Dans le cadre de cette affaire, un syndicat des copropriétaires a intenté un recours pour excès de pouvoir devant le tribunal administratif. L'objectif était d'obtenir l'annulation d'un arrêté municipal par lequel le maire avait accordé un permis de construire, incluant une division parcellaire, pour l'édification de trois maisons individuelles et la rénovation d'une villa.
Les juges du fond ont rejeté cette requête, la déclarant irrecevable. Cette décision a été motivée par le moyen relevé d'office, tiré du défaut d'autorisation accordée au syndic par l'assemblée générale des copropriétaires.
Saisi en appel, le Conseil d'État a par la suite annulé la décision rendue et a ainsi rappelé qu’en vertu de la loi du 10 juillet 1965 et son décret d’application du 17 mars 1967 dans sa rédaction résultant du décret du 27 juin 2019 :
- le syndicat a qualité pour agir en justice, tant en demandant qu'en défendant (...)”, (article 15 loi 10 juillet 1965)
- “le syndic est chargé, dans les conditions qui seront éventuellement définies par le décret prévu à l'article 47 ci-dessous : (...) - de représenter le syndicat dans tous les actes civils et en justice dans les cas mentionnés aux articles 15 et 16 de la présente loi (...) ". (article 18 loi 10 juillet 1965)
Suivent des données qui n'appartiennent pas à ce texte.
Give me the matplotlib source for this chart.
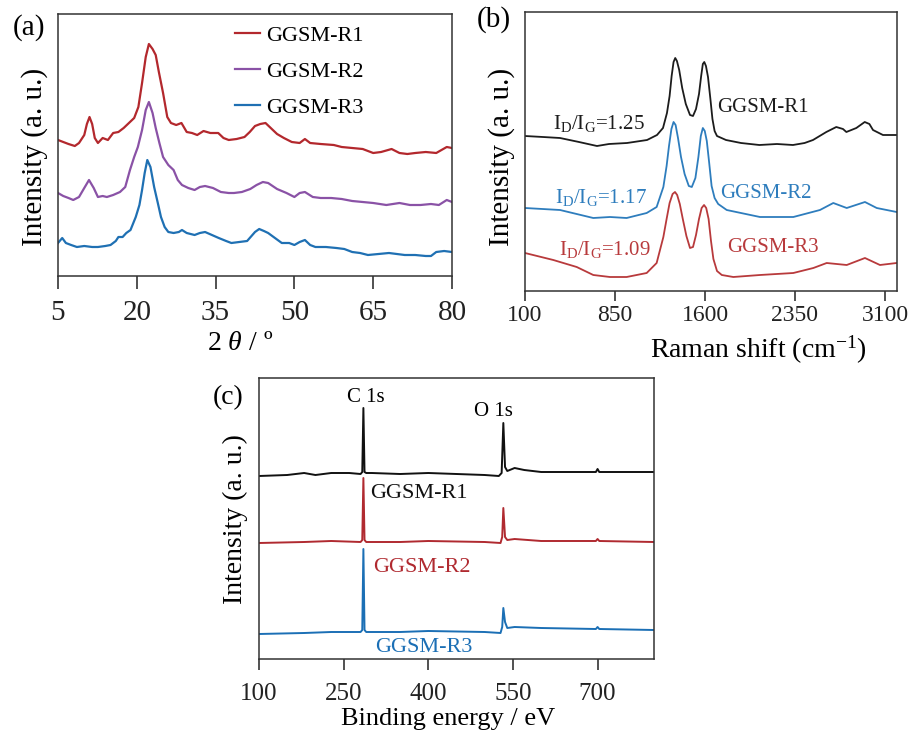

- le syndic ne peut agir en justice au nom du syndicat sans y avoir été autorisé par une décision de l'assemblée générale. / Seuls les copropriétaires peuvent se prévaloir de l'absence d'autorisation du syndic à agir en justice. " (article 55 décret du 17 mars 1967)
Le Conseil d’État rappelle donc que dans les cas où une autorisation est requise, le syndic, agissant au nom de la copropriété, est tenu de disposer d'une autorisation formelle de l'assemblée générale des copropriétaires pour agir en justice en son nom, habilitation qui doit préciser l'objet et la finalité du contentieux engagé.
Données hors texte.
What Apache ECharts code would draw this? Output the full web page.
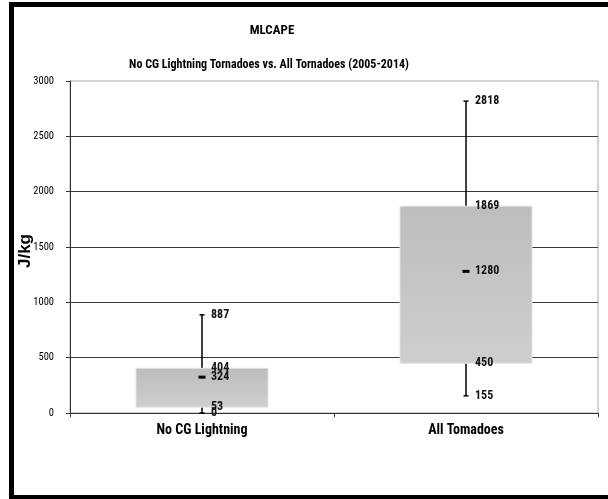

Toutefois, le moyen tiré du défaut d'autorisation du syndic à agir en justice ne peut toutefois être soulevé que par un ou plusieurs copropriétaires, de sorte qu’en relevant ce moyen d’office, le tribunal administratif a commis une erreur de droit.
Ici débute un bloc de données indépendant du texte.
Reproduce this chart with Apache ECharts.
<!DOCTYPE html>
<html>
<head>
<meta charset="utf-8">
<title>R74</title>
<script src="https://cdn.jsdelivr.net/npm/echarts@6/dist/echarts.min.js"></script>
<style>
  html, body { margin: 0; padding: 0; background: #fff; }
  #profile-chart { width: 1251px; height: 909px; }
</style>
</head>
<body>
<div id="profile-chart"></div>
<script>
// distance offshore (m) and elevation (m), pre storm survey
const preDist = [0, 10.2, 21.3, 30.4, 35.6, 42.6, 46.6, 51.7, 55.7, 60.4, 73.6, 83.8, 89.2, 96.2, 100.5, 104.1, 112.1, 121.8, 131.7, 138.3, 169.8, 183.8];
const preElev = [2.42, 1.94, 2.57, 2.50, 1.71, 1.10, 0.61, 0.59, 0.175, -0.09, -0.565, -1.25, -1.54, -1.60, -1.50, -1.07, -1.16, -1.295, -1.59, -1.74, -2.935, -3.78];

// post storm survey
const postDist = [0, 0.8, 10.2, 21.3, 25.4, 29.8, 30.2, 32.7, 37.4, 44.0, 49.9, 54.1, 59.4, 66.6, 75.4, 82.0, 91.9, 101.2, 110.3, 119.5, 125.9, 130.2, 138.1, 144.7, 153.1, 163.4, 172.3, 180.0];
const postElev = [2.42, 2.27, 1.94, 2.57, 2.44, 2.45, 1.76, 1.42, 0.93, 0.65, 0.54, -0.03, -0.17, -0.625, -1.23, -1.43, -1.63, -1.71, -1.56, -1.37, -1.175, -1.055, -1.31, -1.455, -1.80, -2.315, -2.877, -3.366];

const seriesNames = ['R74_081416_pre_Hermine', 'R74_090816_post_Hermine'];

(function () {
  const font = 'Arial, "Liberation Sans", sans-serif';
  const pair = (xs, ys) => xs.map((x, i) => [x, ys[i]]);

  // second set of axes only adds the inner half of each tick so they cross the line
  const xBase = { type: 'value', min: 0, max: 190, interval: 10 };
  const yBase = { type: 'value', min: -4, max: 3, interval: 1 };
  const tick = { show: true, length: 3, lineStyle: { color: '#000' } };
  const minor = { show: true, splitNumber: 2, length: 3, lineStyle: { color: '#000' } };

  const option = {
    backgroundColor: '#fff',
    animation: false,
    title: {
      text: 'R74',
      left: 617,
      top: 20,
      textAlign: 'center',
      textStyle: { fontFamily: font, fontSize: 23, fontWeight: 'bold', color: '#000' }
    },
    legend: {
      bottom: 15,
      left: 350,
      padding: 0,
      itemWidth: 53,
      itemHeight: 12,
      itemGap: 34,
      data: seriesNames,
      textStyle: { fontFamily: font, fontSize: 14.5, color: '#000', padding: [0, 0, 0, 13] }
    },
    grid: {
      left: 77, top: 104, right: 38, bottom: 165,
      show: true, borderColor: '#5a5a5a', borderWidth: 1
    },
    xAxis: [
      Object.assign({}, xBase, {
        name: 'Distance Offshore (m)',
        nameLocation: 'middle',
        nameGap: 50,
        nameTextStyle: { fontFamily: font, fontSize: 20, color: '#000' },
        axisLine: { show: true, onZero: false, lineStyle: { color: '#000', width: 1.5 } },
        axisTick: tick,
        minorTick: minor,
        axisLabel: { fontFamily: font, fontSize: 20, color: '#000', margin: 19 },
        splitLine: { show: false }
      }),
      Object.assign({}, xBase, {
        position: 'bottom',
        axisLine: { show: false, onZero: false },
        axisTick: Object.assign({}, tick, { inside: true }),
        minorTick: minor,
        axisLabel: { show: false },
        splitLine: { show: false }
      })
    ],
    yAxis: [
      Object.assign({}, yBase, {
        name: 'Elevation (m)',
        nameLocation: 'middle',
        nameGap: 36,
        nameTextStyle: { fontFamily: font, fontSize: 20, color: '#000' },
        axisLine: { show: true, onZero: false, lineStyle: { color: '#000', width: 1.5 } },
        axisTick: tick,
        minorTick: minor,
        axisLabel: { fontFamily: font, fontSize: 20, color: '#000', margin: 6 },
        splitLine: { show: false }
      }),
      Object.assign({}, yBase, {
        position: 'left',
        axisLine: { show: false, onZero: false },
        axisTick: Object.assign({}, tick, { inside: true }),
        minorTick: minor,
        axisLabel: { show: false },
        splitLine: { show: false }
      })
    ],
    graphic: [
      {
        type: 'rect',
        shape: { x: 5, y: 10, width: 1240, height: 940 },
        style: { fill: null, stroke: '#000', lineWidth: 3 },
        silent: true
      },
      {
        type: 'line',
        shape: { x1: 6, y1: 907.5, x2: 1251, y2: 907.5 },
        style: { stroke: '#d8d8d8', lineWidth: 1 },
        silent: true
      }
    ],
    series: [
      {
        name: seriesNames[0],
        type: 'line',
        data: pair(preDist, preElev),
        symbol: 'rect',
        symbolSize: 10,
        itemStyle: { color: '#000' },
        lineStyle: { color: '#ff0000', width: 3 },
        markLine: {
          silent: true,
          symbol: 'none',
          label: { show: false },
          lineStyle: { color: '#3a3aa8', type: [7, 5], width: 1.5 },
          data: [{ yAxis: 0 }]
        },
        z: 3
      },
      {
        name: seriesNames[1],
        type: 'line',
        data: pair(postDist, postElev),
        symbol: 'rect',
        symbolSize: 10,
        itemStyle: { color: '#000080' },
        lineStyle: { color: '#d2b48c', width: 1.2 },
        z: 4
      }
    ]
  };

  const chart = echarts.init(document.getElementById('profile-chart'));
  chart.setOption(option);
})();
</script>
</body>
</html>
L’occasion de rappeler que l’habilitation préalable du syndic n’est pas requises pour “les actions en recouvrement de créance, la mise en oeuvre des voies d'exécution forcée à l'exception de la saisie en vue de la vente d'un lot, les mesures conservatoires, l'opposition aux travaux permettant la recharge normale des véhicules électriques prévue à l'article R. 136-2 du code de la construction et de l'habitation et les demandes qui relèvent des pouvoirs de juge des référés, ainsi que pour défendre aux actions intentées contre le syndicat. Elle n'est pas non plus nécessaire lorsque le président du tribunal judiciaire est saisi en application des premiers alinéas des articles 29-1A et 29-1 de la loi du 10 juillet 1965 ou du premier alinéa de l'article L. 615-6 du code de la construction et de l'habitation.”